Create machine learning datasets from publicly available Sentinel-2 data. s2dataset
uses the Sentinel-2 Cloud-Optimized GeoTIFFs dataset, which is hosted on AWS and managed by Element 84. Access to this dataset is free and does not require an AWS account, but the speed is limited compared to paid solutions. In order to create machine learning datasets covering large areas in a reasonable amount of time, s2dataset
identifies which regions of a Sentinel-2 tile contain features of interest and only downloads those regions.
s2dataset is not yet available on PyPi, but can be installed directly from GitHub using:
pip install https://github.com/TheAtlasRepository/s2dataset/archive/main.zip
A dataset is created in three steps
- Create targets (segmentation masks)
- Create positives (samples that contain features)

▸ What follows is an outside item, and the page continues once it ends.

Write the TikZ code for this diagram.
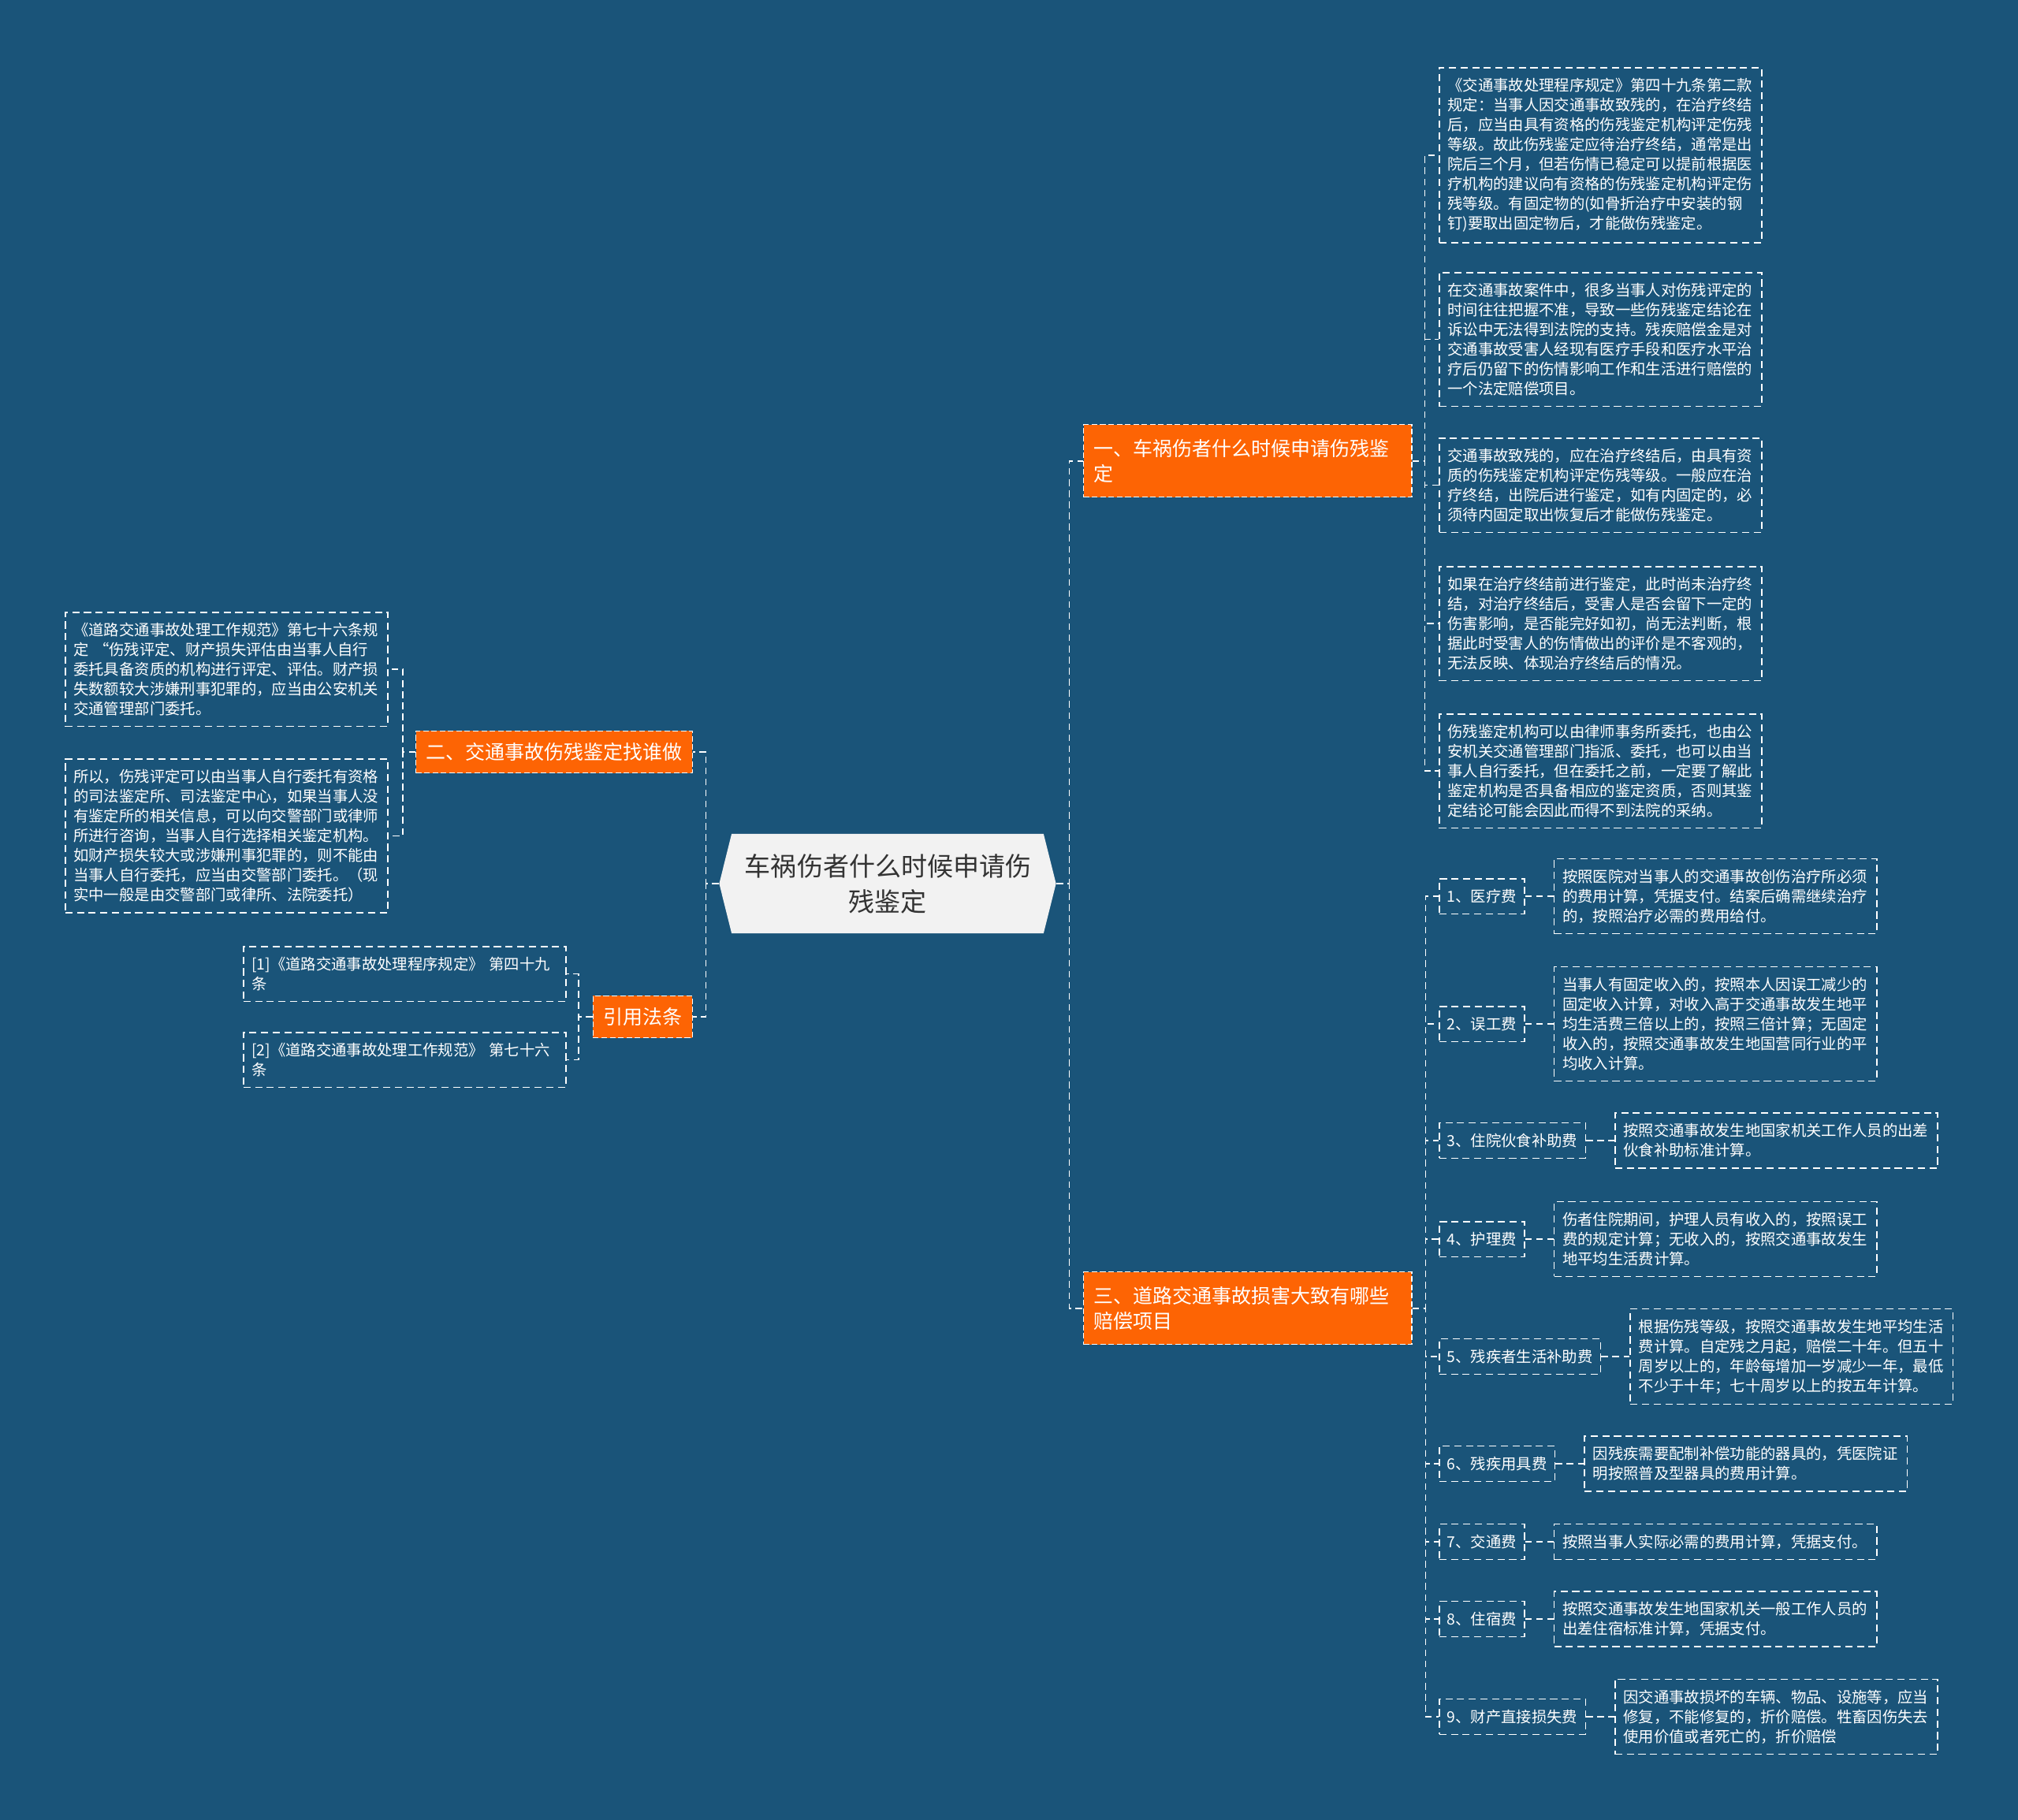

- Optional: Create negatives (samples that don't contain features)
The first step is to search for Sentinel-2 products that contain the features of interest, and create segmentation masks for those features. This is done using the create_targets
command:
python -m s2dataset.create_targets <ROOT_DIR> <FEATURES>
where <ROOT_DIR>
is the root directory of the dataset and <FEATURES>
is a file containing the features. The features file must be in a format supported by fiona, and the features must be in the EPSG:4326 CRS. create_targets
has the following optional arguments:
--size // Size of the images (224)
--stride // Stride of the sliding window (224)
--start-date // Start date of the search
--end-date // End date of the search
--workers // Number of workers to use (1)
The second step is to download the regions of the Sentinel-2 products that contain the features of interest. This is done using the create_positives
command:
python -m s2dataset.create_positives <ROOT_DIR>
where <ROOT_DIR>
is the root directory of the dataset. This is a slow process, but it can safely be interrupted and resumed at a later time. create_positives
has the following optional arguments:
--workers // Number workers to use (1)
The optional third step is to download the regions of the Sentinel-2 products that don't contain the features of interest. This is done using the create_negatives
command:
python -m s2dataset.create_positives <ROOT_DIR>
where <ROOT_DIR>
is the root directory of the dataset. This is a slow process, but it can safely be interrupted and resumed at a later time. create_negatives
has the following optional arguments, which must match the arguments used for create_targets
:
--size // Size of the images (224)
--stride // Stride of the sliding window (224)
--workers // Number of workers to use (1)